Entries with chart source code:
______________________________

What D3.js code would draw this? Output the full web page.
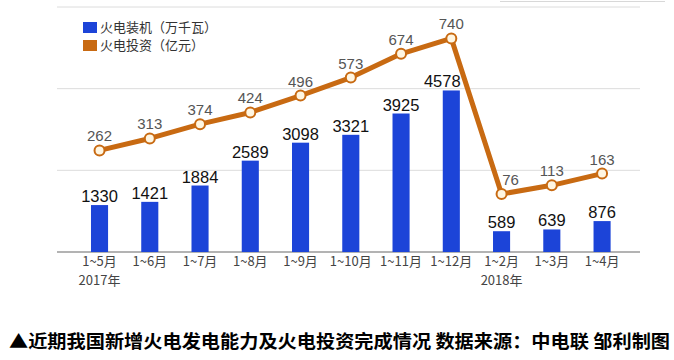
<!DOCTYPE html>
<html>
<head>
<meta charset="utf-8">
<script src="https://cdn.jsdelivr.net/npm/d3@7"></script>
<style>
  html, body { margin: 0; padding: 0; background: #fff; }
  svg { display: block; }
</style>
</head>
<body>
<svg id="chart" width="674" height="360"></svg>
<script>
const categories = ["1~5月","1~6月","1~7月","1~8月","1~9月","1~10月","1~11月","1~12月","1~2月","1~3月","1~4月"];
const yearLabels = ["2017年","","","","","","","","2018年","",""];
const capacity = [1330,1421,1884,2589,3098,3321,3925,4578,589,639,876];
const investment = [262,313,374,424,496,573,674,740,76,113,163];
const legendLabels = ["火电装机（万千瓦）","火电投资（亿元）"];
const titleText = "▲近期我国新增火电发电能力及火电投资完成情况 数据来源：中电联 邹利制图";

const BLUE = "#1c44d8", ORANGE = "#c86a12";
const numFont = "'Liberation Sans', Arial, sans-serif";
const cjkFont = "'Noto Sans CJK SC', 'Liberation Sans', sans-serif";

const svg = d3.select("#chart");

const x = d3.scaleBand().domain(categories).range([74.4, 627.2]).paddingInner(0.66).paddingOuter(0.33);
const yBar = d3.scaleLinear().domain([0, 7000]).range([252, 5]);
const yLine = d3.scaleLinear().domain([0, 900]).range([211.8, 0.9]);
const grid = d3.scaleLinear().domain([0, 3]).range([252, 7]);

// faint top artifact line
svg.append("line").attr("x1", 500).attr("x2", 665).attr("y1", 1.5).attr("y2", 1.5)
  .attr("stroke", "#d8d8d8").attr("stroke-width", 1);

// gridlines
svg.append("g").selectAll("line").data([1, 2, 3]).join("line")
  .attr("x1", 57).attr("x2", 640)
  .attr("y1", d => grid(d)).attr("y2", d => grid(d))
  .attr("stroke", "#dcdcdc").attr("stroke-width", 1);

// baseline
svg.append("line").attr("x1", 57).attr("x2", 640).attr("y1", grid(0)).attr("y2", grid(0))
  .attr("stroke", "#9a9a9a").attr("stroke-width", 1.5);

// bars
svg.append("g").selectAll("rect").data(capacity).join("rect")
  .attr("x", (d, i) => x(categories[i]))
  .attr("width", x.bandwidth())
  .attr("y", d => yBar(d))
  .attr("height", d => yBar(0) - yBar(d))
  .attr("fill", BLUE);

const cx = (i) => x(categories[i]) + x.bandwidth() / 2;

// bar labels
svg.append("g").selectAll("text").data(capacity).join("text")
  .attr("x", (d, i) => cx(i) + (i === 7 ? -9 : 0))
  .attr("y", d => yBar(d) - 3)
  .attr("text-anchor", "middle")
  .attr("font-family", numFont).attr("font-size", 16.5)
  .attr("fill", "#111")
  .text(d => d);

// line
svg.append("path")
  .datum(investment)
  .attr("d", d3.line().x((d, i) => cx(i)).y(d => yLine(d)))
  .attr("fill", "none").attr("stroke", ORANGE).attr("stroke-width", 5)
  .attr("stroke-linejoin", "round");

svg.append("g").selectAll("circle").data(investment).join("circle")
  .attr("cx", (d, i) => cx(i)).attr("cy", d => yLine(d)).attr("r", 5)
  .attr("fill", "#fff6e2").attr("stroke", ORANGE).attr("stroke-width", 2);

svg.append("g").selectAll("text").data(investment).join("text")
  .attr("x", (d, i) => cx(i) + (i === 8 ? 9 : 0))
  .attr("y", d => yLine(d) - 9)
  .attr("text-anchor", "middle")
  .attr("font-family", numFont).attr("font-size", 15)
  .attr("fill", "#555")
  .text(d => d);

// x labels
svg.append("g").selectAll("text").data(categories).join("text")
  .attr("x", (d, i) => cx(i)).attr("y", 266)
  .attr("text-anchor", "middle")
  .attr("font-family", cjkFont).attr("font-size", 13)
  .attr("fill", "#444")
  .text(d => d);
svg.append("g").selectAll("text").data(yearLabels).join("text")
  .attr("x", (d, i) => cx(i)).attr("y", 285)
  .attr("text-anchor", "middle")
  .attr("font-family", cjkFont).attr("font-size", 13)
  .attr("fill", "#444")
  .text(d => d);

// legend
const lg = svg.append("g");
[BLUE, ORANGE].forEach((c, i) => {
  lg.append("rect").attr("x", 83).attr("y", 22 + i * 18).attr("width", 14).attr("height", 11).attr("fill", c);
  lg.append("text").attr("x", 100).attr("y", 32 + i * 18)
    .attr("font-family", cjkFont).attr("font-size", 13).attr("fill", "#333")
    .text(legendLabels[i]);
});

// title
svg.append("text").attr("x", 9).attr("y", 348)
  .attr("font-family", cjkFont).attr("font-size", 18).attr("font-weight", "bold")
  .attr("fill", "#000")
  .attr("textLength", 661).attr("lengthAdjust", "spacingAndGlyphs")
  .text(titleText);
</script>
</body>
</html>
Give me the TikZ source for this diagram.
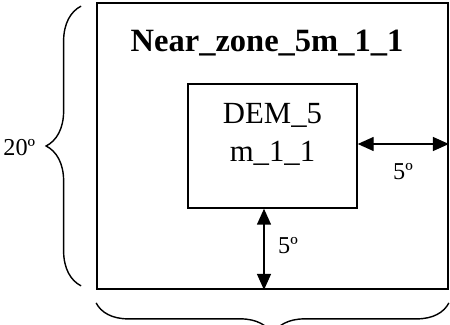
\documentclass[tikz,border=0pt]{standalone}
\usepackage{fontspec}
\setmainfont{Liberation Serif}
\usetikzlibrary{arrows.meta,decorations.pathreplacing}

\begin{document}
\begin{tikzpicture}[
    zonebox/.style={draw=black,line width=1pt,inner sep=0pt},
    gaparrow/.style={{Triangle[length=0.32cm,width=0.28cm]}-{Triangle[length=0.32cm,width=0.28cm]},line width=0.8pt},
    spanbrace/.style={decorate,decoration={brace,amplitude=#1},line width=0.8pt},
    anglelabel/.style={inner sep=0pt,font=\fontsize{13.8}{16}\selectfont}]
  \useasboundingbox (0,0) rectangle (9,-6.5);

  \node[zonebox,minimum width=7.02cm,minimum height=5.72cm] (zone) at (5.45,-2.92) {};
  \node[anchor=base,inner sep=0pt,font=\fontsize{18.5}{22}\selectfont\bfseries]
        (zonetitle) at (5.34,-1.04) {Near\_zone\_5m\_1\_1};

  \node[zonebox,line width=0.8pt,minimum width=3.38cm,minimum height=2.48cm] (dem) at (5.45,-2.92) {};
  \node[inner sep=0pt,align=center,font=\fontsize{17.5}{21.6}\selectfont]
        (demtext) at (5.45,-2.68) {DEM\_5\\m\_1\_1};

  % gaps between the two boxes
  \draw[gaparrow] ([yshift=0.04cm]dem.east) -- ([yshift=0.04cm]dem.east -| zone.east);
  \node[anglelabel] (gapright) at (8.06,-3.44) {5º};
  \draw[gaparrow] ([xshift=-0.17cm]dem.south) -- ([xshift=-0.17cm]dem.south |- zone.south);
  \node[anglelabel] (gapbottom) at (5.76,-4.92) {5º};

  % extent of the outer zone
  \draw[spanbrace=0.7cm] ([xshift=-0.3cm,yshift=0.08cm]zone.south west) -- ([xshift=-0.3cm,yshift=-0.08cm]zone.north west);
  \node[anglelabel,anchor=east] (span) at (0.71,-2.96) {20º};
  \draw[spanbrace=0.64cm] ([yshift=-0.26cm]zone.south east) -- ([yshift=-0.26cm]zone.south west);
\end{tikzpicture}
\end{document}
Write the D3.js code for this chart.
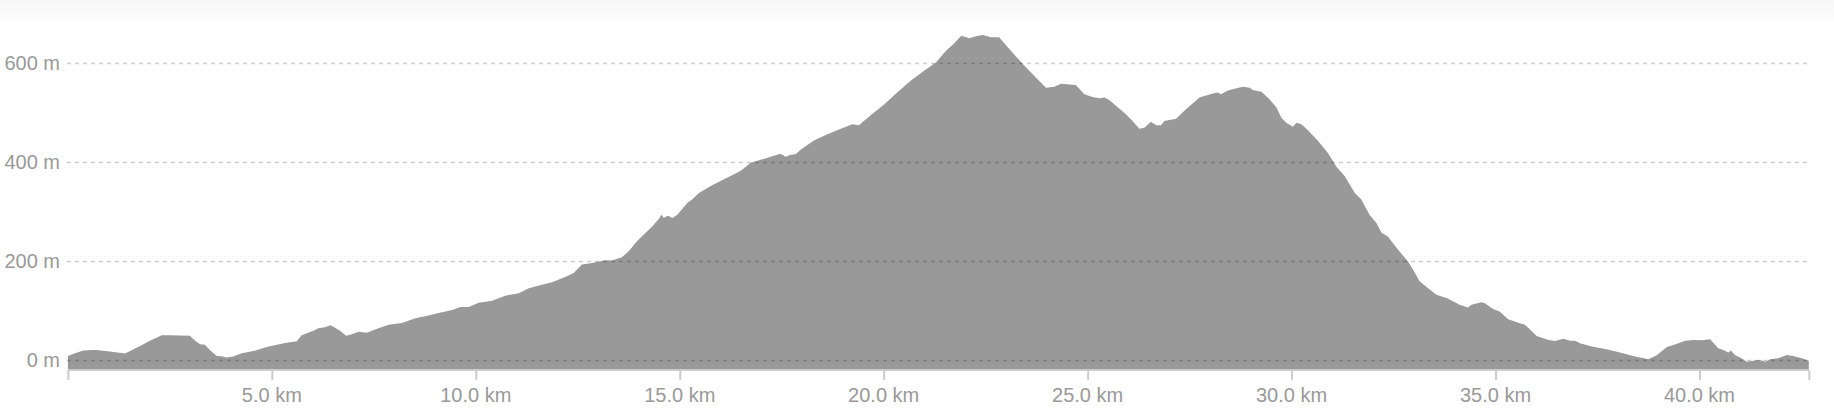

______________________________

_DIRECTIONS_
Choose all lines containing the string "this" and copy them out.

_TASK SOLUTION_
What D3.js code would draw this? Output the full web page.
Give me the TikZ source for this diagram.
Write the D3.js code for this chart.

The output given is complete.